No offense taken. I love that everyone is trying to get me to make a suspension setup. My back would LOVE me for it and I appreciate everyone's input. I am still trying to remember to keep it as period correct as I can... not sure if Lakesters back in the day incorporated swing arms setups but it would be pretty cool and different. I found this picture on the web browsing my options and this might be something I could try. Here are my options so far. Option 1: I'd have to take some time to figure this out due to lack of space and would have to limit travel so I don't accidentally destroy the bottom of my tank on a larger bump, but this swingarm assembly looks like something that could be relatively compact as long as the driveshaft would have enough travel. It would be just like the rear suspension setup on my motorcycle. Option 2: Transverse leaf spring mounted forward of the rear axle. Just the same, I'd just have to make sure the driveshaft is long enough to have the proper travel necessary to work with a moving axle just the same as the swing arm option. With around 12 feet of working length inside the tank, I should have plenty of room to make that work and have a decently sizable driveshaft if needed. An IRS setup isn't feasible for me so I've checked that off the list. Unless my brain is thinking of it wrong, assembling the whole drivetrain on a rotating pivot would be an engineering nightmare for me, so that's a no-go. Thinking on the extreme side of things and potential possibilities I would have to get crazy with a shifter linkage and make sure that also has the ability to pivot. I'd have to account for wires and wire slack to ensure I wouldn't encounter broken wires during driveline rolls.

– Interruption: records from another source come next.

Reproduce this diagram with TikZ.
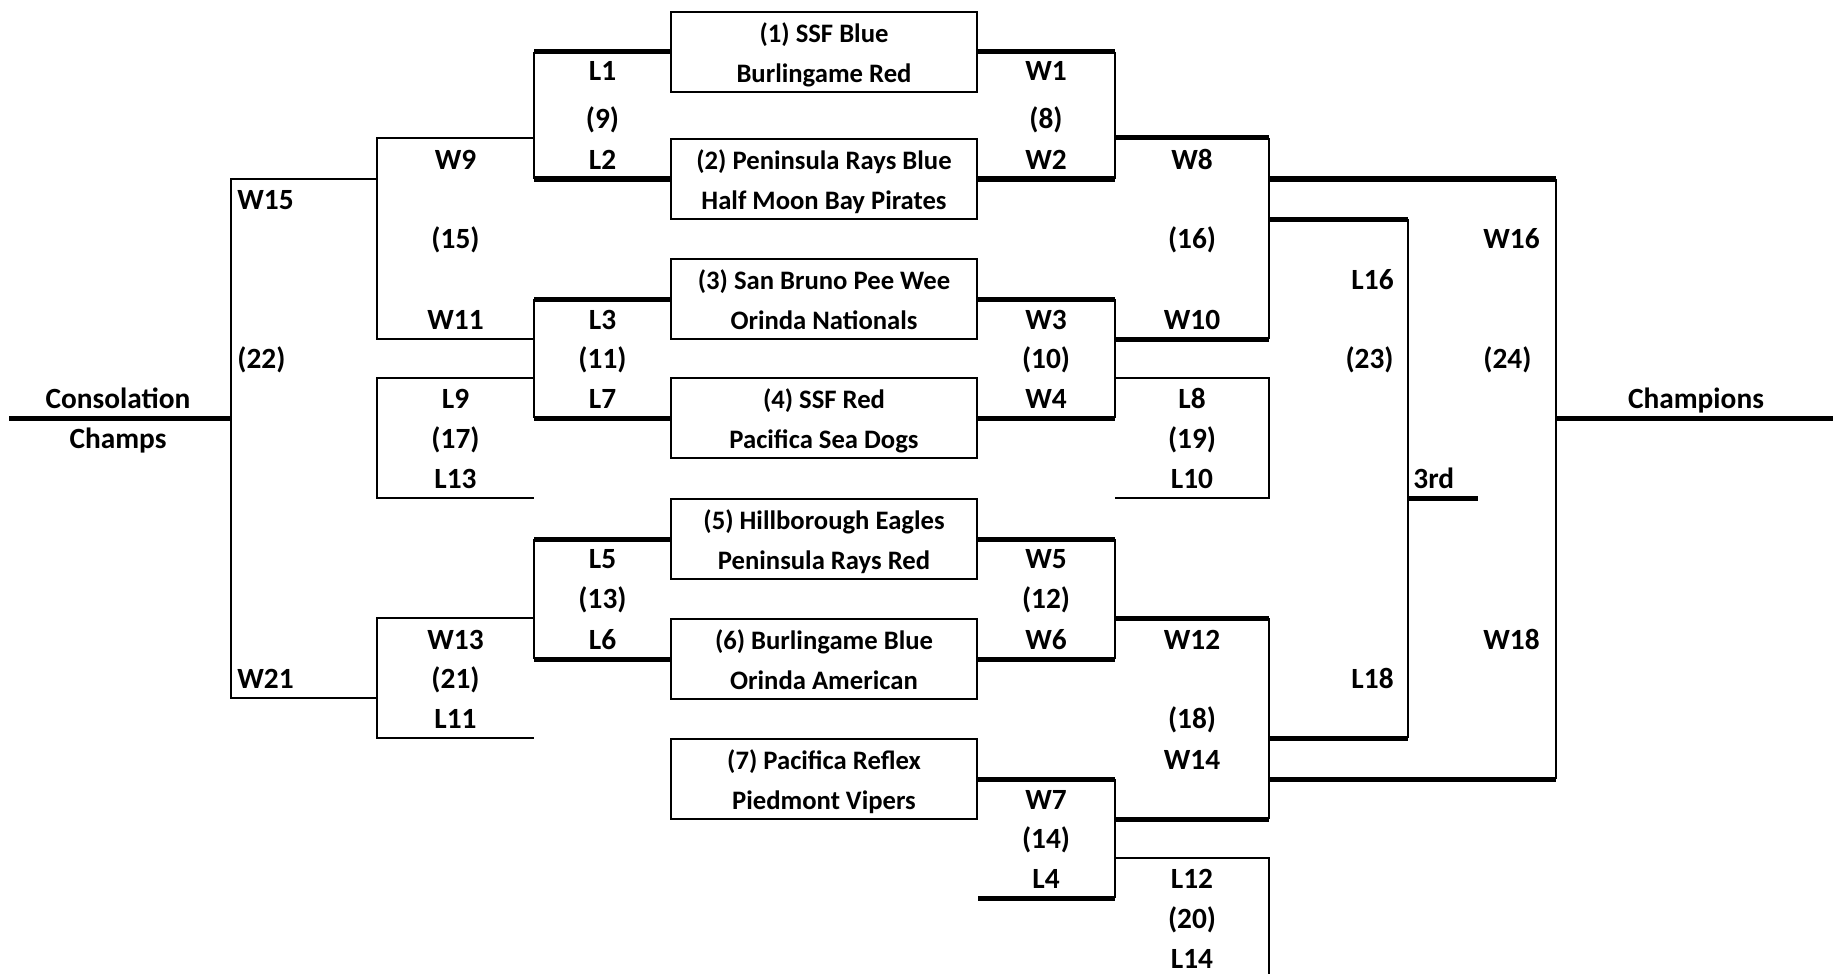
\documentclass[tikz,border=0pt]{standalone}
\usepackage{fontspec}
\setmainfont{Carlito}

\begin{document}
\begin{tikzpicture}[x=0.5pt, y=-0.5pt,
  team/.style = {draw, line width=1.35pt, minimum width=153pt, inner sep=0pt, align=center,
                 text height=35.25pt, text depth=4.75pt, font=\bfseries\fontsize{13.33}{20}\selectfont},
  lbl/.style = {anchor=base, inner sep=0pt, font=\bfseries\fontsize{14.67}{20}\selectfont},
  heavy/.style = {line width=2.5pt},
  light/.style = {line width=1pt}]
\useasboundingbox (0,0) rectangle (1837,974);

% first round
\node[team] (b1) at (824,52) {(1) SSF Blue\\Burlingame Red};
\node[team] (b2) at (824,179) {(2) Peninsula Rays Blue\\Half Moon Bay Pirates};
\node[team] (b3) at (824,299) {(3) San Bruno Pee Wee\\Orinda Nationals};
\node[team] (b4) at (824,418) {(4) SSF Red\\Pacifica Sea Dogs};
\node[team] (b5) at (824,539) {(5) Hillborough Eagles\\Peninsula Rays Red};
\node[team] (b6) at (824,659) {(6) Burlingame Blue\\Orinda American};
\node[team] (b7) at (824,779) {(7) Pacifica Reflex\\Piedmont Vipers};

% bracket corners, losers side
\coordinate (p9a) at (534,52);   \coordinate (p9b) at (534,179);
\coordinate (p11a) at (534,299); \coordinate (p11b) at (534,418);
\coordinate (p13a) at (534,539); \coordinate (p13b) at (534,659);
\coordinate (p15a) at (377,138); \coordinate (p15b) at (377,339);
\coordinate (p17a) at (377,378); \coordinate (p17b) at (377,498);
\coordinate (p21a) at (377,618); \coordinate (p21b) at (377,738);
\coordinate (p22a) at (231,179); \coordinate (p22b) at (231,698);
\coordinate (consol) at (9,418);

% bracket corners, winners side
\coordinate (p8a) at (1115,52);   \coordinate (p8b) at (1115,179);
\coordinate (p10a) at (1115,299); \coordinate (p10b) at (1115,418);
\coordinate (p12a) at (1115,539); \coordinate (p12b) at (1115,659);
\coordinate (p14a) at (1115,779); \coordinate (p14b) at (1115,898);
\coordinate (p16a) at (1269,138); \coordinate (p16b) at (1269,339);
\coordinate (p19a) at (1269,378); \coordinate (p19b) at (1269,498);
\coordinate (p18a) at (1269,618); \coordinate (p18b) at (1269,819);
\coordinate (p20a) at (1269,858); \coordinate (p20b) at (1269,974);
\coordinate (p23a) at (1408,219); \coordinate (p23b) at (1408,738);
\coordinate (p24a) at (1556,179); \coordinate (p24b) at (1556,779);
\coordinate (third) at (1478,498);
\coordinate (champ) at (1833,418);

% losers side
\draw[heavy] (b1.west) -- (p9a) (b2.west) -- (p9b);
\draw[light] (p9a) -- (p9b);
\draw[heavy] (b3.west) -- (p11a) (b4.west) -- (p11b);
\draw[light] (p11a) -- (p11b);
\draw[heavy] (b5.west) -- (p13a) (b6.west) -- (p13b);
\draw[light] (p13a) -- (p13b);
\draw[light] (p9a |- p15a) -- (p15a) -- (p15b) -- (p11a |- p15b);
\draw[light] (p11a |- p17a) -- (p17a) -- (p17b) -- (p11a |- p17b);
\draw[light] (p13a |- p21a) -- (p21a) -- (p21b) -- (p13a |- p21b);
\draw[light] (p15a |- p22a) -- (p22a) -- (p22b) -- (p21a |- p22b);
\draw[heavy] (consol) -- (consol -| p22a);

% winners side
\draw[heavy] (b1.east) -- (p8a) (b2.east) -- (p8b);
\draw[light] (p8a) -- (p8b);
\draw[heavy] (b3.east) -- (p10a) (b4.east) -- (p10b);
\draw[light] (p10a) -- (p10b);
\draw[heavy] (b5.east) -- (p12a) (b6.east) -- (p12b);
\draw[light] (p12a) -- (p12b);
\draw[heavy] (b7.east) -- (p14a) (b7.east |- p14b) -- (p14b);
\draw[light] (p14a) -- (p14b);
\draw[heavy] (p8a |- p16a) -- (p16a) (p10a |- p16b) -- (p16b);
\draw[light] (p16a) -- (p16b);
\draw[light] (p10a |- p19a) -- (p19a) -- (p19b) -- (p10a |- p19b);
\draw[heavy] (p12a |- p18a) -- (p18a) (p14a |- p18b) -- (p18b);
\draw[light] (p18a) -- (p18b);
\draw[light] (p14a |- p20a) -- (p20a) -- (p20b);
\draw[heavy] (p16a |- p23a) -- (p23a) (p18a |- p23b) -- (p23b);
\draw[light] (p23a) -- (p23b);
\draw[heavy] (p23a |- third) -- (third);
\draw[heavy] (p16a |- p24a) -- (p24a) (p18a |- p24b) -- (p24b);
\draw[light] (p24a) -- (p24b);
\draw[heavy] (p24a |- champ) -- (champ);

% labels, losers side
\node[lbl] (l1) at (602.5,80.5) {L1};
\node[lbl] (n9) at (602.5,128.5) {(9)};
\node[lbl] (l2) at (602.5,169.5) {L2};
\node[lbl] (l3) at (602.5,329.5) {L3};
\node[lbl] (n11) at (602.5,368.5) {(11)};
\node[lbl] (l7) at (602.5,408.5) {L7};
\node[lbl] (l5) at (602.5,568.5) {L5};
\node[lbl] (n13) at (602.5,608.5) {(13)};
\node[lbl] (l6) at (602.5,649.5) {L6};
\node[lbl] (w9) at (455.5,169.5) {W9};
\node[lbl] (n15) at (455.5,248.5) {(15)};
\node[lbl] (w11) at (455.5,329.5) {W11};
\node[lbl] (l9) at (455.5,408.5) {L9};
\node[lbl] (n17) at (455.5,448.5) {(17)};
\node[lbl] (l13) at (455.5,488.5) {L13};
\node[lbl] (w13) at (455.5,649.5) {W13};
\node[lbl] (n21) at (455.5,688.5) {(21)};
\node[lbl] (l11) at (455.5,728.5) {L11};
\node[lbl, anchor=base west] (w15) at (237,209.5) {W15};
\node[lbl, anchor=base west] (n22) at (237,368.5) {(22)};
\node[lbl, anchor=base west] (w21) at (237,688.5) {W21};
\node[lbl] (cons) at (118,408.5) {Consolation};
\node[lbl] (chmp) at (118,448.5) {Champs};

% labels, winners side
\node[lbl] (w1) at (1046,80.5) {W1};
\node[lbl] (n8) at (1046,128.5) {(8)};
\node[lbl] (w2) at (1046,169.5) {W2};
\node[lbl] (w3) at (1046,329.5) {W3};
\node[lbl] (n10) at (1046,368.5) {(10)};
\node[lbl] (w4) at (1046,408.5) {W4};
\node[lbl] (w5) at (1046,568.5) {W5};
\node[lbl] (n12) at (1046,608.5) {(12)};
\node[lbl] (w6) at (1046,649.5) {W6};
\node[lbl] (w7) at (1046,809.5) {W7};
\node[lbl] (n14) at (1046,848.5) {(14)};
\node[lbl] (l4) at (1046,888.5) {L4};
\node[lbl] (w8) at (1192,169.5) {W8};
\node[lbl] (n16) at (1192,248.5) {(16)};
\node[lbl] (w10) at (1192,329.5) {W10};
\node[lbl] (l8) at (1192,408.5) {L8};
\node[lbl] (n19) at (1192,448.5) {(19)};
\node[lbl] (l10) at (1192,488.5) {L10};
\node[lbl] (w12) at (1192,649.5) {W12};
\node[lbl] (n18) at (1192,728.5) {(18)};
\node[lbl] (w14) at (1192,769.5) {W14};
\node[lbl] (l12) at (1192,888.5) {L12};
\node[lbl] (n20) at (1192,928.5) {(20)};
\node[lbl] (l14) at (1192,968.5) {L14};
\node[lbl, anchor=base east] (l16) at (1394,289.5) {L16};
\node[lbl, anchor=base east] (n23) at (1394,368.5) {(23)};
\node[lbl, anchor=base east] (l18) at (1394,688.5) {L18};
\node[lbl, anchor=base west] (t3rd) at (1413,488.5) {3rd};
\node[lbl, anchor=base west] (w16) at (1483,248.5) {W16};
\node[lbl, anchor=base west] (n24) at (1483,368.5) {(24)};
\node[lbl, anchor=base west] (w18) at (1483,649.5) {W18};
\node[lbl] (chmps) at (1696,408.5) {Champions};

\end{tikzpicture}
\end{document}
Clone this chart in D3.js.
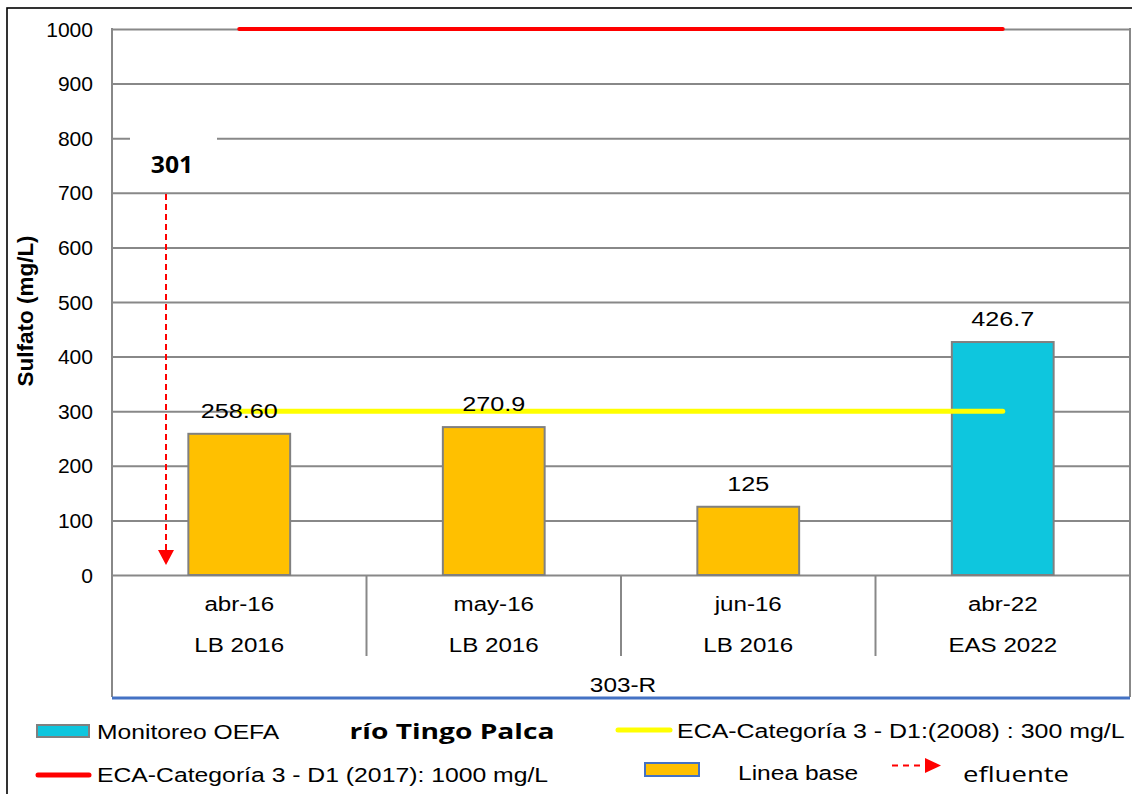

Your Tank is so long you can most likely (think T Bucket) use a driveshaft. The first thing you need to work out is how much room YOU need and then see what's left, you may be surprised and may not need complicated engineering to get rear suspension for the road. Since the body on your Tank is only about 22'' wide you may need to be in a reclined position, this will take up more room for the driver. Front axle placement will need to be your start as this is where you sit behind and comfit will not be great but that's part of having a Belly Tank. JW
That would be better for the street. This is a Land speed car. Don Waite built a mid engine roadster with swing arm in the 50’s.